Açlıkla imtihan kolay değildir

Hikmet ehli zatlar buyuruyor ki:
Allahü teâlâ, orucun sevabını bildirmedi, onu âhirete sakladı. Orada bol bol mükafat verecektir. Oruç tutmak kolay bir iş değil. Elhamdülillah, Cenab-ı Hak, oruç tutanlara rahatlığını, kolaylığını veriyor. Allahü teâlâ nefse her türlü azabı verdiği halde, (Ben kimim, sen kimsin?) diye sorduğunda, (Ben benim, sen de sensin) dedi. Nefs ancak, aç bırakıldığı zaman pes etti. (Sen merhametlilerin en merhametlisisin, ben ise âciz kulum) demek zorunda kaldı. Çünkü açlıkla imtihan kolay değil. İmam-ı Rabbânî hazretleri de buyuruyor ki:
(Ramazan-ı şerifte, iftarı erken yapmak, sahuru geç yapmak sünnettir. Resulullah “sallallahü aleyhi ve sellem” bu iki sünneti yapmaya çok önem verirdi. İftarda acele etmek ve sahuru geciktirmek, insanın aczini, yiyip içmeye ve dolayısı ile herşeye muhtaç olduğunu göstermektedir. İbadet etmek de zaten bu demektir.)

Dine hizmet ederken en korktuğumuz şey, iş icabı elimize geçen mevkilerin ve imkânların, yanlış yolda kullanılması, bizi biz olmaktan çıkarmasıdır. O mevkiler ön plana geçtiği anda, her şey bitmiştir. Bu yolda hizmet edenler için en büyük rütbe, bu büyüklerin talebesi olmak ve hakkı bâtıldan ayırmaktır.

Talebelik, rütbelerin en üstünüdür. Bu rütbeyi atlayarak, başka bir şeref aramak kadar tehlikeli, felaket bir şey olamaz. Böyle yapan, mutlaka felakete ve zillete düşer.

Hazret-i Ömer’e, Şam’a girişlerinde (Deveye niye binmiyorsun?) dediklerinde, şöyle buyurdu:
(Biz çok aşağılık bir kavimdik. Çocuklarımızı diri diri gömerdik. Her türlü günahı, küfrü işlerdik. Allahü teâlâ, bizi Muhammed aleyhisselamın ümmeti, eshabı yaptı. Her türlü iyiliğin zirvesine çıkardı. Kim bunun dışında başka bir yerde, izzet, şeref beklerse, Allah onu rezil eder. O kimse, zirveden aşağı yuvarlanır.)
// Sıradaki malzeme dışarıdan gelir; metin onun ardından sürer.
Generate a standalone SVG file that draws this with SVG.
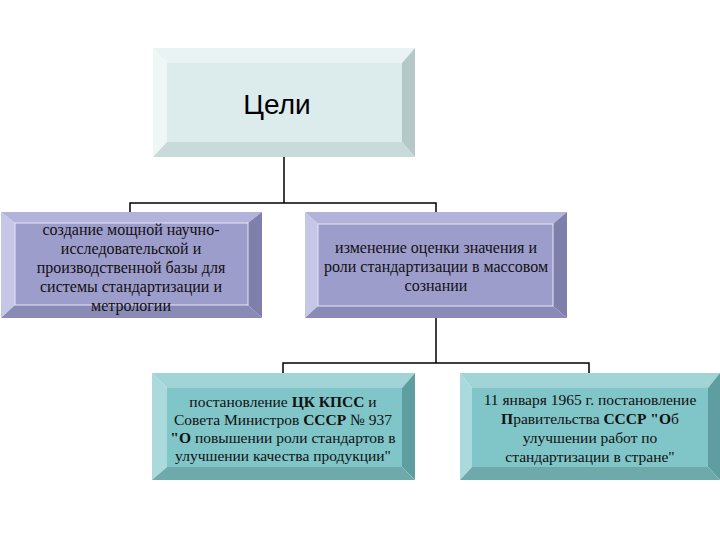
<svg xmlns="http://www.w3.org/2000/svg" width="720" height="540" viewBox="0 0 720 540">
<style>
.t{font-family:"Liberation Serif","Times New Roman",serif;font-size:16px;fill:#111;text-anchor:middle}
.s{font-size:15.5px}
.b{font-weight:bold}
.c{stroke:#000;stroke-width:1.5;fill:none}
.g .f{fill:#dcebeb}.g .tp{fill:#e9f3f3}.g .l{fill:#eef6f6}.g .r{fill:#b4c8c8}.g .bt{fill:#c8dada}
.p .f{fill:#9d9dcc;stroke:#e6e6f6;stroke-width:1}.p .tp{fill:#b2b2da}.p .l{fill:#c6c6e6}.p .r{fill:#7f7fab}.p .bt{fill:#8a8ab6}
.q .f{fill:#80c5c8}.q .tp{fill:#a0d4d6}.q .l{fill:#aadadc}.q .r{fill:#5f9ea0}.q .bt{fill:#6eaaac}
</style>
<g id="connectors">
<path class="c" d="M284,157 V203 M130,212 V203 H436 V212"/>
<path class="c" d="M436,318 V363 M283,373 V363 H589 V373"/>
</g>
<g id="goals" class="g">
<polygon class="tp" points="153,48 415,48 402,63 167,63"/>
<polygon class="l" points="153,48 167,63 167,142 153,157"/>
<polygon class="r" points="415,48 415,157 402,142 402,63"/>
<polygon class="bt" points="153,157 167,142 402,142 415,157"/>
<rect class="f" x="167" y="63" width="235" height="79"/>
<text x="277" y="114" style="font-family:'Liberation Sans',Arial,sans-serif;font-size:28px;fill:#000" text-anchor="middle">Цели</text>
</g>
<g id="base" class="p">
<polygon class="tp" points="1,212 262,212 248,223 15,223"/>
<polygon class="l" points="1,212 15,223 15,305 1,318"/>
<polygon class="r" points="262,212 262,318 248,305 248,223"/>
<polygon class="bt" points="1,318 15,305 248,305 262,318"/>
<rect class="f" x="15" y="223" width="233" height="82"/>
<text class="t"><tspan x="131" y="235">создание мощной научно-</tspan><tspan x="131" y="254">исследовательской и</tspan><tspan x="131" y="273">производственной базы для</tspan><tspan x="131" y="292">системы  стандартизации и</tspan><tspan x="131" y="311">метрологии</tspan></text>
</g>
<g id="attitude" class="p">
<polygon class="tp" points="305,212 567,212 553,224 318,224"/>
<polygon class="l" points="305,212 318,224 318,306 305,318"/>
<polygon class="r" points="567,212 567,318 553,306 553,224"/>
<polygon class="bt" points="305,318 318,306 553,306 567,318"/>
<rect class="f" x="318" y="224" width="235" height="82"/>
<text class="t"><tspan x="436" y="253">изменение оценки значения и</tspan><tspan x="436" y="272">роли стандартизации в массовом</tspan><tspan x="436" y="291">сознании</tspan></text>
</g>
<g id="decree1" class="q">
<polygon class="tp" points="152,373 415,373 402,388 167,388"/>
<polygon class="l" points="152,373 167,388 167,467 152,480"/>
<polygon class="r" points="415,373 415,480 402,467 402,388"/>
<polygon class="bt" points="152,480 167,467 402,467 415,480"/>
<rect class="f" x="167" y="388" width="235" height="79"/>
<text class="t s"><tspan x="283" y="407">постановление <tspan class="b">ЦК КПСС</tspan> и</tspan><tspan x="283" y="425">Совета Министров <tspan class="b">СССР</tspan> № 937</tspan><tspan x="283" y="443"><tspan class="b">"О</tspan> повышении роли стандартов в</tspan><tspan x="283" y="461">улучшении качества продукции"</tspan></text>
</g>
<g id="decree2" class="q">
<polygon class="tp" points="460,373 720,373 708,388 472,388"/>
<polygon class="l" points="460,373 472,388 472,467 460,480"/>
<polygon class="r" points="720,373 720,480 708,467 708,388"/>
<polygon class="bt" points="460,480 472,467 708,467 720,480"/>
<rect class="f" x="472" y="388" width="236" height="79"/>
<text class="t s"><tspan x="590" y="405">11 января 1965 г. постановление</tspan><tspan x="590" y="424"><tspan class="b">П</tspan>равительства <tspan class="b">СССР "О</tspan>б</tspan><tspan x="590" y="443">улучшении работ по</tspan><tspan x="590" y="462">стандартизации в стране"</tspan></text>
</g>
</svg>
Sakın ola ki, mevki ve rütbe düşüncesi, hiçbir Müslümanı sarmasın! Müslüman olarak büyük nimete, Rabbimize, hak yola kavuştuk. Allahü teâlâ haramların helâllerle, bid’atlerin sünnetlerle, hattâ küfrün imanla karıştığı bu âhir zamanda, bize sevdiği bir kulunu tanıttı. Onun vasıtasıyla da, Eshab-ı kiramı ve diğer sevgili kullarını tanıttı. Peygamber efendimizi ve kendisini, razı olduğu doğru şekilde bize tanıttı. Başkalarının kafasındaki tanrı gibi tanıtmadı. Allahü teâlânın razı olduğu şekilde Onu tanımak, ancak bu büyükleri tanımakla olur. İşitmekle veya kendine göre söylemekle olmaz.